──────── Records to process

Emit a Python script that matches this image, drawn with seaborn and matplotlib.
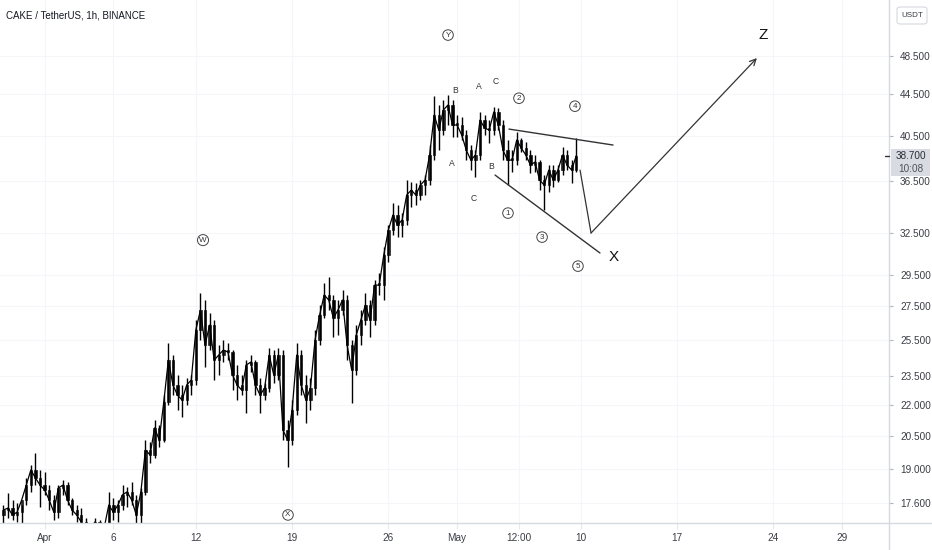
import numpy as np
import pandas as pd
import matplotlib
matplotlib.use("Agg")
import matplotlib.pyplot as plt
import seaborn as sns
from matplotlib.ticker import FixedLocator, NullLocator, NullFormatter, FuncFormatter
from matplotlib.lines import Line2D
from matplotlib.patches import FancyBboxPatch

# ---------------- data (8h candles, CAKE/USDT) ----------------
start_time = "2021-03-29 00:00"
opens = [17.13, 17.32, 17.40, 17.13, 17.24, 17.72, 18.33, 18.97, 18.63, 18.33,
         18.13, 17.72, 17.24, 18.21, 18.33, 17.72, 17.32, 17.13, 16.86, 16.56,
         16.64, 16.86, 16.49, 16.64, 17.52, 17.24, 17.52, 17.93, 18.05, 17.72,
         17.13, 18.05, 19.85, 19.63, 20.87, 20.31, 22.13, 24.34, 23.00, 22.48,
         22.23, 23.00, 23.26, 26.06, 27.26, 25.18, 26.35, 24.34, 24.62, 24.90,
         24.79, 23.53, 23.00, 22.74, 24.07, 24.23, 23.00, 22.48, 22.84, 24.62,
         23.53, 24.62, 20.77, 20.31, 21.73, 24.62, 23.00, 22.23, 22.84, 25.47,
         26.95, 28.21, 27.89, 26.77, 27.26, 27.89, 25.18, 23.80, 25.76, 26.65,
         27.58, 26.65, 28.85, 28.85, 30.89, 32.69, 33.82, 33.06, 33.44, 35.39,
         35.79, 35.39, 36.20, 36.61, 38.75, 42.43, 41.01, 42.91, 43.40, 41.48,
         41.48, 40.55, 39.19, 38.31, 38.75, 41.95, 41.20, 41.01, 42.72, 41.48,
         39.19, 38.31, 38.31, 40.09, 39.37, 38.75, 37.88, 38.14, 36.61, 36.20,
         37.45, 36.61, 37.45, 38.75, 37.88, 37.45]
highs = [17.52, 18.01, 17.72, 17.60, 17.52, 18.63, 19.19, 19.72, 18.97, 18.88,
         18.33, 17.93, 18.33, 18.54, 18.46, 17.80, 17.52, 17.40, 17.02, 16.79,
         17.02, 16.94, 16.75, 18.05, 17.80, 17.72, 18.33, 18.25, 18.46, 17.93,
         18.21, 20.31, 20.22, 21.25, 21.01, 22.48, 25.30, 24.62, 23.53, 23.00,
         23.37, 23.53, 26.65, 28.34, 27.89, 27.08, 26.65, 25.18, 25.47, 25.30,
         24.90, 24.07, 23.53, 24.34, 24.62, 24.34, 23.37, 23.10, 25.01, 24.90,
         25.01, 24.90, 21.25, 22.23, 25.30, 24.90, 23.53, 23.37, 26.06, 27.58,
         28.98, 29.38, 28.21, 27.89, 28.53, 28.21, 25.47, 26.35, 27.26, 28.34,
         27.89, 29.18, 29.65, 31.45, 33.06, 34.75, 34.60, 33.97, 36.61, 36.45,
         36.36, 36.61, 37.03, 39.64, 44.29, 43.40, 43.89, 44.39, 43.89, 42.43,
         42.24, 41.01, 39.64, 39.19, 42.72, 42.43, 41.95, 43.20, 43.10, 41.95,
         40.09, 39.19, 40.83, 40.27, 39.91, 39.19, 38.75, 38.31, 37.03, 37.88,
         37.88, 37.88, 39.46, 39.19, 38.31, 40.27]
lows = [16.83, 17.02, 16.94, 16.86, 16.64, 17.52, 18.05, 18.33, 17.44, 17.93,
        17.32, 16.94, 17.02, 17.93, 17.52, 17.13, 16.86, 16.64, 16.37, 16.19,
        16.49, 16.26, 16.19, 16.56, 16.94, 16.86, 17.32, 17.44, 17.52, 16.64,
        16.75, 17.93, 19.28, 19.50, 19.99, 20.22, 21.98, 22.48, 21.73, 21.39,
        21.98, 22.48, 23.00, 25.47, 23.96, 24.90, 23.26, 23.53, 24.23, 24.34,
        22.74, 22.23, 22.48, 21.58, 23.69, 22.48, 21.58, 22.23, 22.64, 23.10,
        23.26, 20.31, 19.10, 20.08, 21.49, 22.48, 21.11, 21.73, 22.48, 25.18,
        26.77, 27.26, 25.65, 25.76, 26.95, 24.34, 22.08, 23.53, 25.18, 26.35,
        25.65, 26.35, 28.21, 27.89, 30.40, 32.32, 32.17, 32.17, 33.06, 34.44,
        34.60, 34.99, 35.39, 36.20, 38.31, 39.19, 40.55, 41.48, 40.37, 40.37,
        40.09, 38.31, 37.45, 36.86, 38.31, 40.55, 39.82, 40.55, 41.01, 38.31,
        36.20, 37.28, 37.88, 39.01, 38.31, 37.20, 37.28, 35.79, 34.20, 35.63,
        36.03, 36.45, 37.03, 37.45, 36.36, 37.28]
closes = [17.32, 17.40, 17.13, 17.24, 17.72, 18.33, 18.97, 18.63, 18.33, 18.13,
          17.72, 17.24, 18.21, 18.33, 17.72, 17.32, 17.13, 16.86, 16.56, 16.64,
          16.86, 16.49, 16.64, 17.52, 17.24, 17.52, 17.93, 18.05, 17.72, 17.13,
          18.05, 19.85, 19.63, 20.87, 20.31, 22.13, 24.34, 23.00, 22.48, 22.23,
          23.00, 23.26, 26.06, 27.26, 25.18, 26.35, 24.34, 24.62, 24.90, 24.79,
          23.53, 23.00, 22.74, 24.07, 24.23, 23.00, 22.48, 22.84, 24.62, 23.53,
          24.62, 20.77, 20.31, 21.73, 24.62, 23.00, 22.23, 22.84, 25.47, 26.95,
          28.21, 27.89, 26.77, 27.26, 27.89, 25.18, 23.80, 25.76, 26.65, 27.58,
          26.65, 28.85, 28.85, 30.89, 32.69, 33.82, 33.06, 33.44, 35.39, 35.79,
          35.39, 36.20, 36.61, 38.75, 42.43, 41.01, 42.91, 43.40, 41.48, 41.48,
          40.55, 39.19, 38.31, 38.75, 41.95, 41.20, 41.01, 42.72, 41.48, 39.19,
          38.31, 38.31, 40.09, 39.37, 38.75, 37.88, 38.14, 36.61, 36.20, 37.45,
          36.61, 37.45, 38.75, 37.88, 37.45, 38.70]

price_ticks = [17.6, 19.0, 20.5, 22.0, 23.5, 25.5, 27.5, 29.5, 32.5, 36.5, 40.5, 44.5, 48.5]
date_tick_days = [0, 5, 11, 18, 25, 30, 34.5, 39, 46, 53, 58]
date_tick_labels = ["Apr", "6", "12", "19", "26", "May", "12:00", "10", "17", "24", "29"]

# Elliott wave drawings (day offset from Apr 1, price)
upper_line = ([33.77, 41.34], [41.10, 39.64])
lower_line = ([32.76, 40.39], [37.03, 31.03])
projection = ([38.94, 39.74, 51.80], [37.45, 32.47, 48.28])
plain_labels = [("B", 29.85, 44.90), ("A", 31.60, 45.31), ("C", 32.83, 45.82),
                ("A", 29.63, 38.05), ("B", 32.47, 37.79), ("C", 31.23, 35.15)]
circled_labels = [("Y", 29.34, 50.87), ("W", 11.52, 31.95), ("X", 17.70, 17.13),
                  ("1", 33.70, 33.97), ("2", 34.50, 44.08), ("3", 36.18, 32.17),
                  ("4", 38.57, 43.29), ("5", 38.79, 30.12)]
big_labels = [("X", 41.41, 30.75), ("Z", 52.25, 50.87)]

# ---------------- figure ----------------
sns.set_theme(style="white")
plt.rcParams["font.family"] = ["Liberation Sans", "DejaVu Sans"]

W, H = 932, 550
fig = plt.figure(figsize=(W / 100, H / 100), dpi=100)
fig.patch.set_facecolor("white")
ax = fig.add_axes([0, 27 / H, 889 / W, 523 / H])

times = pd.date_range(start_time, periods=len(closes), freq="8h")
df = pd.DataFrame({
    "t": (times - pd.Timestamp("2021-04-01")) / pd.Timedelta(days=1),
    "open": opens, "high": highs, "low": lows, "close": closes,
})

ax.set_yscale("log")
sns.lineplot(data=df, x="t", y="close", color="black", lw=0.9, ax=ax)
ax.vlines(df["t"], df["low"], df["high"], color="black", lw=1.0)
up = df["close"] >= df["open"]
body_bottom = np.minimum(df["open"], df["close"])
body_h = np.maximum(np.abs(df["close"] - df["open"]), body_bottom * 0.004)
ax.bar(df["t"][up], body_h[up], bottom=body_bottom[up], width=0.17,
       color="#2a2a2a", edgecolor="black", linewidth=0.4)
ax.bar(df["t"][~up], body_h[~up], bottom=body_bottom[~up], width=0.17,
       color="black", edgecolor="black", linewidth=0.4)

ax.set_xlim(-3.244, 61.41)
ax.set_ylim(16.82, 55.08)
ax.set_xlabel("")
ax.set_ylabel("")

# axes styling
ax.yaxis.set_major_locator(FixedLocator(price_ticks))
ax.yaxis.set_minor_locator(NullLocator())
ax.yaxis.set_minor_formatter(NullFormatter())
ax.yaxis.set_major_formatter(FuncFormatter(lambda v, p: f"{v:.3f}"))
ax.yaxis.tick_right()
ax.tick_params(axis="y", which="major", right=True, left=False, labelright=True,
               labelleft=False, length=3, width=0.8, color="#b2b5be",
               labelsize=7.2, labelcolor="#3a3d45", pad=5)
ax.set_xticks(date_tick_days)
ax.set_xticklabels(date_tick_labels)
ax.tick_params(axis="x", bottom=True, length=4, width=0.8, color="#e6e8ee",
               labelsize=7.2, labelcolor="#3a3d45", pad=3)
ax.grid(True, color="#f5f6f9", lw=0.8)
for s in ["top", "left"]:
    ax.spines[s].set_visible(False)
for s in ["right", "bottom"]:
    ax.spines[s].set_color("#d6d9e0")
    ax.spines[s].set_linewidth(1)
fig.add_artist(Line2D([889 / W, 1], [27 / H, 27 / H], color="#d6d9e0", lw=1))
fig.add_artist(Line2D([889 / W, 889 / W], [0, 27 / H], color="#d6d9e0", lw=1))

# drawings
lc = "#333333"
ax.plot(*upper_line, color=lc, lw=1.0)
ax.plot(*lower_line, color=lc, lw=1.0)
ax.plot(projection[0][:2], projection[1][:2], color=lc, lw=0.9)
ax.annotate("", xy=(projection[0][2], projection[1][2]),
            xytext=(projection[0][1], projection[1][1]),
            arrowprops=dict(arrowstyle="->", color=lc, lw=0.9, shrinkA=0, shrinkB=0,
                            mutation_scale=11))
for txt, x, y in plain_labels:
    ax.text(x, y, txt, fontsize=6.2, color="#333333", ha="center", va="center")
for txt, x, y in circled_labels:
    ax.text(x, y, txt, fontsize=5.8, color="#333333", ha="center", va="center",
            bbox=dict(boxstyle="circle,pad=0.22", fc="white", ec="#444444", lw=0.7))
for txt, x, y in big_labels:
    ax.text(x, y, txt, fontsize=11, color="#111111", ha="center", va="center",
            family=["Liberation Sans Narrow", "Liberation Sans", "DejaVu Sans"])

# header text
fig.text(6 / W, 1 - 16 / H, "CAKE / TetherUS, 1h, BINANCE", fontsize=7.0,
         color="#131722", ha="left", va="center")

# USDT box
fig.add_artist(FancyBboxPatch((897 / W, 1 - 24 / H), 30 / W, 17 / H,
                              boxstyle="round,pad=0,rounding_size=0.004",
                              transform=fig.transFigure, fc="white", ec="#d6d9e0", lw=0.8))
fig.text(912 / W, 1 - 15.5 / H, "USDT", fontsize=5.8, color="#3a3d45", ha="center", va="center")

# current price label
fig.canvas.draw()
ypix = ax.transData.transform((0, closes[-1]))[1]
fig.add_artist(FancyBboxPatch((891 / W, (ypix - 20) / H), 39 / W, 27 / H,
                              boxstyle="square,pad=0", transform=fig.transFigure,
                              fc="#d8dbe2", ec="none"))
fig.add_artist(Line2D([885 / W, 889 / W], [ypix / H, ypix / H], color="#333333", lw=1))
fig.text(911 / W, ypix / H, f"{closes[-1]:.3f}", fontsize=7.2, color="#2a2e39",
         ha="center", va="center")
fig.text(911 / W, (ypix - 13) / H, "10:08", fontsize=7.2, color="#50535e",
         ha="center", va="center")

fig.savefig("out.png", dpi=100, facecolor="white")
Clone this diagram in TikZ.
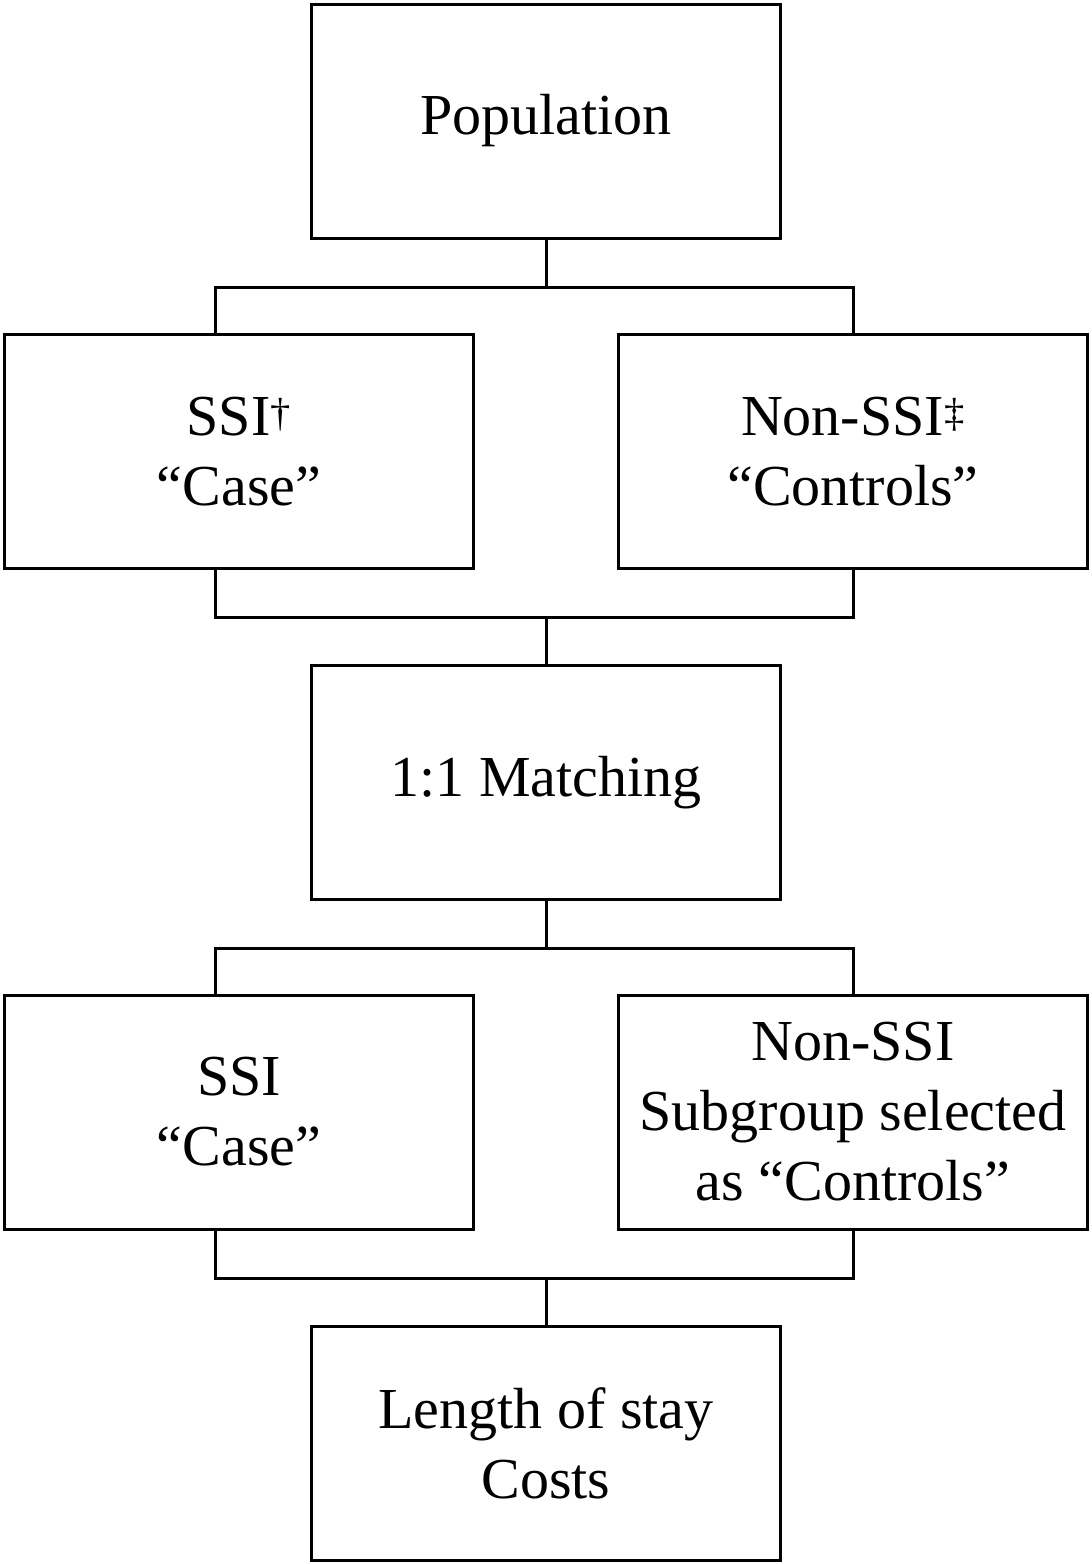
\documentclass[tikz,border=0pt]{standalone}
\usepackage{fontspec}
\setmainfont{Liberation Serif}
\usepackage{tikz}

\begin{document}
\begin{tikzpicture}[x=1pt,y=-1pt,
    box/.style={draw,line width=3pt,minimum width=469pt,minimum height=234pt,
      inner sep=0pt,align=center,font=\fontsize{58}{70}\selectfont},
    link/.style={line width=3pt,line join=miter}]
  \useasboundingbox (0,0) rectangle (1092,1564);

  \node[box] (pop) at (546,121) {Population};
  \node[box] (ssiA) at (239,451.5) {SSI\textsuperscript{†}\\“Case”};
  \node[box] (ctlA) at (853,451.5) {Non-SSI\textsuperscript{‡}\\“Controls”};
  \node[box] (match) at (546,782.5) {1:1 Matching};
  \node[box] (ssiB) at (239,1112) {SSI\\“Case”};
  \node[box] (ctlB) at (853,1112) {Non-SSI\\Subgroup selected\\as “Controls”};
  \node[box] (out) at (546,1443.5) {Length of stay\\Costs};

  \coordinate (split) at (546,287);
  \coordinate (join) at (546,617);
  \coordinate (splitB) at (546,948);
  \coordinate (joinB) at (546,1278);

  \draw[link] (pop.south) -- (split);
  \draw[link] ([xshift=-24pt]ssiA.north) |- (split) -| (ctlA.north);
  \draw[link] ([xshift=-24pt]ssiA.south) |- (join) -| (ctlA.south);
  \draw[link] (join) -- (match.north);
  \draw[link] (match.south) -- (splitB);
  \draw[link] ([xshift=-24pt]ssiB.north) |- (splitB) -| (ctlB.north);
  \draw[link] ([xshift=-24pt]ssiB.south) |- (joinB) -| (ctlB.south);
  \draw[link] (joinB) -- (out.north);
\end{tikzpicture}
\end{document}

────────────────

[Given exercise] Retype exactly the lines from the one with "Clone this diagram in TikZ." through the one with "(0,0) rectangle (1092,1564);", both included, and nothing else; leave out the pictures.

[Correct response]
Clone this diagram in TikZ.
\documentclass[tikz,border=0pt]{standalone}
\usepackage{fontspec}
\setmainfont{Liberation Serif}
\usepackage{tikz}

\begin{document}
\begin{tikzpicture}[x=1pt,y=-1pt,
    box/.style={draw,line width=3pt,minimum width=469pt,minimum height=234pt,
      inner sep=0pt,align=center,font=\fontsize{58}{70}\selectfont},
    link/.style={line width=3pt,line join=miter}]
  \useasboundingbox (0,0) rectangle (1092,1564);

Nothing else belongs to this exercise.